When the Whooping itself begins it is vital to remain in the lead or you will become the Whoopee instead of the Whooper.

Try and move a lot and dont allow your subject to rule over you. A good idea is to practice at home on still objcets and improve your abilities. See what your best at: Kicking, Punching, Headbanging, Running, Nipple twisting.

If you stumble into a position where you are being whooped try and get on your feet (if you fell) and avoid any contact with your whooper for some time until you feel you are ready to whoop some ass.

The Wedgie - is a method where you try and give your subject a wedgie in order to confuse and make him/her temporarly voulnrable.

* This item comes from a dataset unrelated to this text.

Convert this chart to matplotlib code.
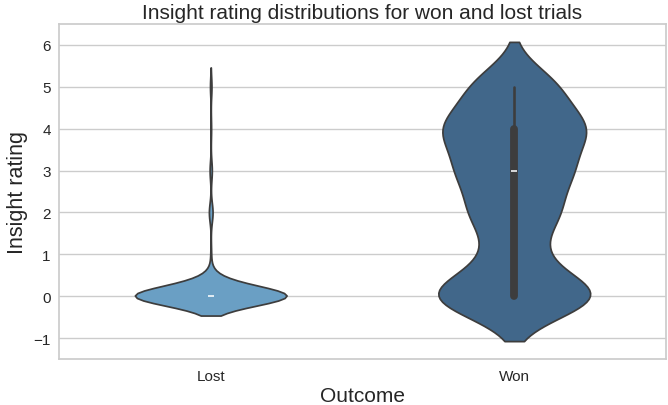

The following wedgies are "Kosher" in battle:

  • Atomic wedgie - when the subject is lifted up from the power of the wedgie.
  • Frontal-nipple wedgie - a wedgie given from the front side and up to nipple-hieght.
  • Backside wedgie - a wedgie given from the backside.
  • "The Face-lift" - a wedgie from either side to face-hieght.
  • "The Ripper" - a wedgie that rips one's underwear.
  • "The Bee-Gee" Aka "Window Breaker" - a wedgie that forces the subject to make a high-tone pitched sound.
  • Double sided wedgie aka Bilateral Wedgie - a wedgie given from both front and back side.
  • Full head wedie - a wedgie that goes overhead.
  • Arm-pit wedgie - a double-sided wedgie to armpit-hieght.
  • "The Boxer Snapper" - a wedgie that rips boxers.
  • "The Bleeder" - A wedgie that rips the skin open.
  • "The Snatch" - A wedgie where their underwear ends up being 100% removed from their body.
  • Four story atomic wedgie - exactly what it sounds like.

Try and pull the underwear up not down.

feel free to add more wedgies you ever encounterd in battle.

The way out[edit]

You may not always win in a Whooping match, so it is important to learn how to get out before you get hurt. Some like the well-known doggy way out called "Play Dead". Depending on your opponent you may or may-not get out of the whooping.

Another method is the "What's that???" method. This method requires great timing and acting ability to confuse your opponent while making a run-for-it.

The most used method is the "Kick where it hurts", but this is a strict violation of the NAWFOW (National AssWhooping Foundation Of Whoopers) and may cause you a ban from this wonderful foundation.

Freestyle Whooping[edit]

It is common to create freestlye variations in your whooping. Adding a smart remark here and there can lighten the mood of the outside observers and maybe even annoy your oponent. This might also discourage any Third-party whoopers from joining and ruining the balance of the Whoop.

In case you win remember that smack-talking afterwards is always welcome but you must respect your whoopee.

Then again he/she did get whooped so go ahead and taunt them to death!!!.


The use of weapons is only after a spoken agreement of both parties is reached.

Note from Mr. Blood[edit]

Being a professional Whooper isn't about whooping a lot of people's asses... it's about commitment, leadership, honesty and most importantly about ammending wrong-doings.

Anyone who uses Whooping as revenge is due to be whooped one-day.